Pour Ass Babacar Gaye, la somme fixée par le ministre de l’Intérieur est exorbitante. «C’est terrible, aussi bien pour les entités politiques que pour les indépendants. Pour les partis politiques, il faut avoir au moins un conseiller dans chaque localité, sinon on perd directement la caution. A côté de cela, il y a le cas des indépendants. Pour un jeune ambitieux qui n’est intéressé que par sa localité, ce serait injuste pour lui de débourser 10 millions en guise de caution», a fait savoir M. Gaye.
Selon le mandataire du président Idrissa Seck, le débat reste ouvert au sein du dialogue national. «Le ministre de l’Intérieur avait un délai à respecter, donc il lui fallait sortir un arrêté pour fixer officiellement la caution, mais puisque nous sommes en plein dialogue, la discussion reste ouverte et nous espérons que nous parviendrons à un consensus durant nos travaux qui devront reprendre durant la semaine prochaine», annonce le chargé des élections de Rewmi.
Babacar Gaye : «c’est tout à fait raisonnable, je m’attendais à un montant beaucoup plus exorbitant»

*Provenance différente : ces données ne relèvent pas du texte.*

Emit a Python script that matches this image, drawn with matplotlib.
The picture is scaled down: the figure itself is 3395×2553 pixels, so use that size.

Pour l’ancien porte-parole du secrétaire général du Parti démocratique Sénégal (Pds), cette caution fixée par le ministre de l’Intérieur est tout à fait correcte. «J’estime que 10 millions pour chaque type d’élection et pour chaque liste, quel que soit le nombre de départements ou de communes où la liste se présente, c’est très raisonnable, aussi bien pour les entités politiques que les indépendants», fait savoir Babacar Gaye.

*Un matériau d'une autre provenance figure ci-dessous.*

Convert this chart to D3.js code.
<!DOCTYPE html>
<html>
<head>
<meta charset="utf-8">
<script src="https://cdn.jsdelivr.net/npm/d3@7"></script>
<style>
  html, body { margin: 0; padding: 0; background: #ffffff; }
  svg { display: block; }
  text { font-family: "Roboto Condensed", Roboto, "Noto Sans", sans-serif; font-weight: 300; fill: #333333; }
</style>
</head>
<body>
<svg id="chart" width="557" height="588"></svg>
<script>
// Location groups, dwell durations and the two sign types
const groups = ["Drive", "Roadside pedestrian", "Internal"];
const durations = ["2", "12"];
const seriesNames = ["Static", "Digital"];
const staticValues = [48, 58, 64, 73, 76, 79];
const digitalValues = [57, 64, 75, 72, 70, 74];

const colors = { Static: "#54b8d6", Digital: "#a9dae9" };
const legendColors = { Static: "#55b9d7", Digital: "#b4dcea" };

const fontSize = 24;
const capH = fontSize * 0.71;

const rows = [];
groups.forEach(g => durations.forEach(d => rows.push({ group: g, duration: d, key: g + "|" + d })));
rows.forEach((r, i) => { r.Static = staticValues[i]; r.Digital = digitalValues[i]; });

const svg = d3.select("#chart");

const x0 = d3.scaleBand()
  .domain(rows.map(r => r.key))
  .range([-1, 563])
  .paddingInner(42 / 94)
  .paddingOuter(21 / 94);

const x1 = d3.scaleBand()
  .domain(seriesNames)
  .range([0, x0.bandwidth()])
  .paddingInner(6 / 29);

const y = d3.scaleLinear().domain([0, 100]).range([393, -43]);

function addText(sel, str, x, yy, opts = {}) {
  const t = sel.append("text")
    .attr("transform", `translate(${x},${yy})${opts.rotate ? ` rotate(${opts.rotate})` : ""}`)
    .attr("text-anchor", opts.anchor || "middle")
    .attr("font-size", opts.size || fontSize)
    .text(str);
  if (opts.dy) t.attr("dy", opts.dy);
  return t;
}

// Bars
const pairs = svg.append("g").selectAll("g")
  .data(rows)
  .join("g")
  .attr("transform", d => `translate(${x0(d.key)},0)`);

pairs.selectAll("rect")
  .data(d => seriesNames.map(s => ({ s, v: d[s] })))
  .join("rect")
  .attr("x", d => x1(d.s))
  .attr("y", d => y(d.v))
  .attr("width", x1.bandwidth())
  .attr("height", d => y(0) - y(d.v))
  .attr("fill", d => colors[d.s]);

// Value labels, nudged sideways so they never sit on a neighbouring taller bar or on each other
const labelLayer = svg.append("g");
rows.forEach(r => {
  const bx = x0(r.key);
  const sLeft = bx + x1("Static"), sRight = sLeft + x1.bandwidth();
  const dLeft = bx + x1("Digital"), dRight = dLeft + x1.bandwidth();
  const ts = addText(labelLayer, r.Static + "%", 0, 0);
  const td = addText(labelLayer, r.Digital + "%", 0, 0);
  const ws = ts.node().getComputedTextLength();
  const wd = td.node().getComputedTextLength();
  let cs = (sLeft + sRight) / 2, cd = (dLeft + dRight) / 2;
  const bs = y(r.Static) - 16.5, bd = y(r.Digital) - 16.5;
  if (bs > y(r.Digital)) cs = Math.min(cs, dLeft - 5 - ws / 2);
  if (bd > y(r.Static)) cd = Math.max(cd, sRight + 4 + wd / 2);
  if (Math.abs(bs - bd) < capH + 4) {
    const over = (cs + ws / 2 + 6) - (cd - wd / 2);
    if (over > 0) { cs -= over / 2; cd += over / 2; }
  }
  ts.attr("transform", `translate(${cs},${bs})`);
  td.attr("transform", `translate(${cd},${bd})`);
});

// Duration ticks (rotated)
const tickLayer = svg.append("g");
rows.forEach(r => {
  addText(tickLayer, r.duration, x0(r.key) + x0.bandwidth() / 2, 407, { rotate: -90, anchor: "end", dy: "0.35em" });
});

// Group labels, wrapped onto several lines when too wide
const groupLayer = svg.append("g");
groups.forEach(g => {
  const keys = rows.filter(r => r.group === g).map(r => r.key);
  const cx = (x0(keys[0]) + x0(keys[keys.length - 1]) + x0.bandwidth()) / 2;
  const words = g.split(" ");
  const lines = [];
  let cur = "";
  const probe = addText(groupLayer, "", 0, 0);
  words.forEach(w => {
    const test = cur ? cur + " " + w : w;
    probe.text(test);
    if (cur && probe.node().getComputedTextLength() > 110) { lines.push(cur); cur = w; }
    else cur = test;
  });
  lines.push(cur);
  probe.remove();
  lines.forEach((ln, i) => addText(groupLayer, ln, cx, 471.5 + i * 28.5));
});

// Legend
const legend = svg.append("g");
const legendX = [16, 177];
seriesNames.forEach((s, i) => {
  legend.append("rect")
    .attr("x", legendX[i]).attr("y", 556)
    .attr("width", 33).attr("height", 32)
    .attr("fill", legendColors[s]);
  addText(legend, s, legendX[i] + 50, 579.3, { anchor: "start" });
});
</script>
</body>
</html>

Concernant les candidatures qui ne visent qu’une seule commune, Babacar Gaye dira que le jeu politique doit être clarifié. Il ne faudrait pas encourager qui que ce soit à faire de la politique en dehors de la politique. Pour lui, quand on aspire à diriger une commune ou un département, alors, débourser une caution de 10 millions ne devrait pas poser de problème. «On ne devrait pas encourager l’émergence des candidatures qui ne s’intéressent qu’à une localité. Ceci pourrait être porteur de danger. Cette caution pourrait nous éviter des candidatures farfelues, mais aussi mettre tout le monde au même pied», soutient l’ancien bras droit de Wade.

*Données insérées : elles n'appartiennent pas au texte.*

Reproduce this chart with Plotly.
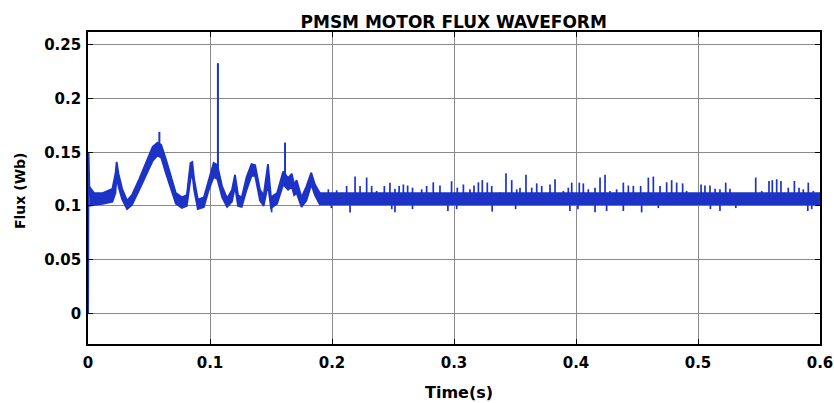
import plotly.graph_objects as go

# ---- data: flux waveform of the PMSM (Wb) versus time (s) ----
# start-up rise at t = 0
t_start = [0.0, 0.0004, 0.0012]
flux_start = [0.0, 0.150, 0.108]

# lower / upper envelope of the dense ripple band
t_env = [0.001, 0.005, 0.012, 0.020, 0.0225, 0.0235, 0.025, 0.028, 0.032, 0.036,
         0.042, 0.048, 0.053, 0.057, 0.060, 0.064, 0.068, 0.072, 0.077, 0.081,
         0.084, 0.0855, 0.087, 0.090, 0.095, 0.099, 0.103, 0.106, 0.110, 0.114,
         0.118, 0.1205, 0.123, 0.126, 0.130, 0.134, 0.137, 0.141, 0.144, 0.1475,
         0.150, 0.155, 0.160, 0.164, 0.167, 0.169, 0.171, 0.175, 0.179, 0.183,
         0.186, 0.190, 0.600]
flux_lo = [0.100, 0.101, 0.102, 0.104, 0.112, 0.128, 0.118, 0.106, 0.097, 0.101,
           0.115, 0.130, 0.142, 0.147, 0.145, 0.130, 0.115, 0.102, 0.098, 0.100,
           0.125, 0.130, 0.115, 0.097, 0.099, 0.115, 0.127, 0.125, 0.108, 0.099,
           0.104, 0.118, 0.100, 0.099, 0.115, 0.128, 0.128, 0.105, 0.100, 0.120,
           0.098, 0.102, 0.120, 0.115, 0.118, 0.110, 0.112, 0.099, 0.105, 0.120,
           0.110, 0.1015, 0.1015]
flux_hi = [0.118, 0.112, 0.112, 0.116, 0.130, 0.141, 0.130, 0.116, 0.105, 0.110,
           0.125, 0.142, 0.155, 0.159, 0.157, 0.143, 0.127, 0.112, 0.108, 0.110,
           0.140, 0.141, 0.125, 0.106, 0.108, 0.125, 0.140, 0.138, 0.118, 0.107,
           0.115, 0.129, 0.110, 0.108, 0.127, 0.139, 0.138, 0.115, 0.110, 0.139,
           0.108, 0.112, 0.132, 0.126, 0.130, 0.120, 0.124, 0.108, 0.118, 0.131,
           0.120, 0.112, 0.112]

# transient spikes: time, value where the spike leaves the band, peak value
burst_t = [0.0585, 0.1065, 0.1615]
burst_base = [0.150, 0.130, 0.125]
burst_peak = [0.169, 0.233, 0.159]

# steady-state upward spikes: time and peak value
spike_t = [0.197, 0.2038, 0.212, 0.2189, 0.223, 0.2284, 0.2325, 0.2366, 0.2429,
           0.2475, 0.2516, 0.255, 0.2585, 0.262, 0.266, 0.2735, 0.2776, 0.283,
           0.2885, 0.298, 0.3027, 0.3077, 0.3131, 0.3164, 0.320, 0.3232, 0.3273,
           0.3309, 0.3377, 0.3426, 0.3473, 0.3514, 0.3541, 0.359, 0.3637, 0.3678,
           0.3719, 0.3787, 0.3828, 0.3896, 0.3937, 0.3965, 0.4027, 0.406, 0.4101,
           0.4156, 0.4197, 0.4238, 0.4279, 0.4333, 0.4388, 0.4429, 0.447, 0.453,
           0.4593, 0.4634, 0.4689, 0.4743, 0.4784, 0.4825, 0.4874, 0.4907, 0.5025,
           0.5057, 0.5098, 0.514, 0.518, 0.5227, 0.5262, 0.5473, 0.5522, 0.5582,
           0.5609, 0.5645, 0.568, 0.574, 0.579, 0.5828, 0.5863, 0.5904, 0.5945]
spike_peak = [0.1155, 0.1146, 0.1186, 0.1274, 0.1186, 0.1264, 0.1186, 0.114, 0.1186,
              0.1217, 0.116, 0.1186, 0.120, 0.119, 0.117, 0.1155, 0.1186, 0.122,
              0.119, 0.123, 0.117, 0.120, 0.1155, 0.119, 0.122, 0.124, 0.1217,
              0.1186, 0.1124, 0.1304, 0.124, 0.1155, 0.117, 0.129, 0.117, 0.121,
              0.1186, 0.120, 0.1248, 0.114, 0.117, 0.1217, 0.1217, 0.121, 0.1155,
              0.117, 0.1264, 0.129, 0.114, 0.1155, 0.1217, 0.119, 0.1186, 0.1186,
              0.1264, 0.1274, 0.1186, 0.122, 0.124, 0.1217, 0.121, 0.114, 0.120,
              0.119, 0.119, 0.116, 0.1155, 0.1217, 0.116, 0.1264, 0.114, 0.1233,
              0.124, 0.1248, 0.1233, 0.117, 0.1233, 0.117, 0.1155, 0.1217, 0.114]

# downward dips: time and minimum value
dip_t = [0.1505, 0.1995, 0.2148, 0.249, 0.2516, 0.266, 0.295, 0.3022, 0.3313,
         0.3505, 0.395, 0.4016, 0.4156, 0.4251, 0.4388, 0.4538, 0.4675, 0.5102,
         0.518, 0.531, 0.590, 0.5932]
dip_val = [0.094, 0.098, 0.0938, 0.097, 0.094, 0.097, 0.0953, 0.097, 0.0947,
           0.097, 0.0953, 0.097, 0.094, 0.0953, 0.0953, 0.094, 0.098, 0.097,
           0.0953, 0.098, 0.0953, 0.097]

x_ticks = [0, 0.1, 0.2, 0.3, 0.4, 0.5, 0.6]
x_labels = ["0", "0.1", "0.2", "0.3", "0.4", "0.5", "0.6"]
y_ticks = [0, 0.05, 0.1, 0.15, 0.2, 0.25]
y_labels = ["0", "0.05", "0.1", "0.15", "0.2", "0.25"]

BLUE = "#1d33c6"
BAND_MID = 0.106

def segments(ts, ends, bases):
    xs, ys = [], []
    for t, v, b in zip(ts, ends, bases):
        xs += [t, t, None]
        ys += [b, v, None]
    return xs, ys

fig = go.Figure()

fig.add_trace(go.Scatter(x=t_env, y=flux_lo, mode="lines",
                         line=dict(color=BLUE, width=1.8), hoverinfo="skip"))
fig.add_trace(go.Scatter(x=t_env, y=flux_hi, mode="lines", fill="tonexty",
                         fillcolor=BLUE, line=dict(color=BLUE, width=1.8),
                         hoverinfo="skip"))

bx, by = segments(burst_t, burst_peak, burst_base)
fig.add_trace(go.Scatter(x=bx, y=by, mode="lines",
                         line=dict(color=BLUE, width=2), hoverinfo="skip"))
sx, sy = segments(spike_t, spike_peak, [BAND_MID] * len(spike_t))
fig.add_trace(go.Scatter(x=sx, y=sy, mode="lines",
                         line=dict(color=BLUE, width=1.7), hoverinfo="skip"))
dx, dy = segments(dip_t, dip_val, [BAND_MID] * len(dip_t))
fig.add_trace(go.Scatter(x=dx, y=dy, mode="lines",
                         line=dict(color=BLUE, width=1.7), hoverinfo="skip"))
fig.add_trace(go.Scatter(x=t_start, y=flux_start, mode="lines",
                         line=dict(color=BLUE, width=2), hoverinfo="skip"))

FONT = "DejaVu Sans, sans-serif"
axis_common = dict(
    showgrid=True, gridcolor="#8a8a8a", gridwidth=1,
    showline=True, linecolor="black", linewidth=1.6, mirror="ticks",
    ticks="inside", ticklen=5, tickcolor="black", tickwidth=1,
    zeroline=False, automargin=False,
    tickfont=dict(family=FONT, size=15, color="black", weight="bold"),
)

fig.update_layout(
    width=834, height=403,
    margin=dict(l=88, r=14, t=32, b=59),
    paper_bgcolor="white", plot_bgcolor="white",
    showlegend=False,
    title=dict(text="PMSM MOTOR FLUX WAVEFORM", x=0.544, xanchor="center",
               y=0.945, yanchor="middle",
               font=dict(family=FONT, size=17, color="black", weight="bold")),
    xaxis=dict(range=[0, 0.6], tickvals=x_ticks, ticktext=x_labels,
               ticklabelstandoff=4, **axis_common),
    yaxis=dict(range=[-0.0286, 0.262], tickvals=y_ticks, ticktext=y_labels,
               ticklabelstandoff=2, **axis_common),
    annotations=[
        dict(text="Time(s)", xref="paper", yref="paper", x=0.507, y=-0.157,
             xanchor="center", yanchor="middle", showarrow=False,
             font=dict(family=FONT, size=16, color="black", weight="bold")),
        dict(text="Flux (Wb)", xref="paper", yref="paper", x=-0.0929, y=0.4936,
             xanchor="center", yanchor="middle", showarrow=False, textangle=-90,
             font=dict(family=FONT, size=14, color="black", weight="bold")),
    ],
)

fig.write_html("out.html")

A moins que les élections locales se fassent dans les mêmes conditions que la dernière présidentielle, ce qui ne serait pas favorable à l’opposition, selon Babacar Gaye, elles ne pourront pas se tenir le 1erdécembre prochain. «Je n’irai pas jusqu’à dire qu’il serait impossible d’organiser ces élections à date échue, mais ce qui est sûr, c’est que ce serait très difficile de tenir ces échéances ce 1erdécembre, sans qu’il n’y ait des protestations», lance M. Gaye, qui enchaine : «il nous faudrait arriver à un large consensus, ce qui nécessite nettement des efforts de tous les acteurs politiques de tous les bords, mais aussi ceux de la société civile», dit il.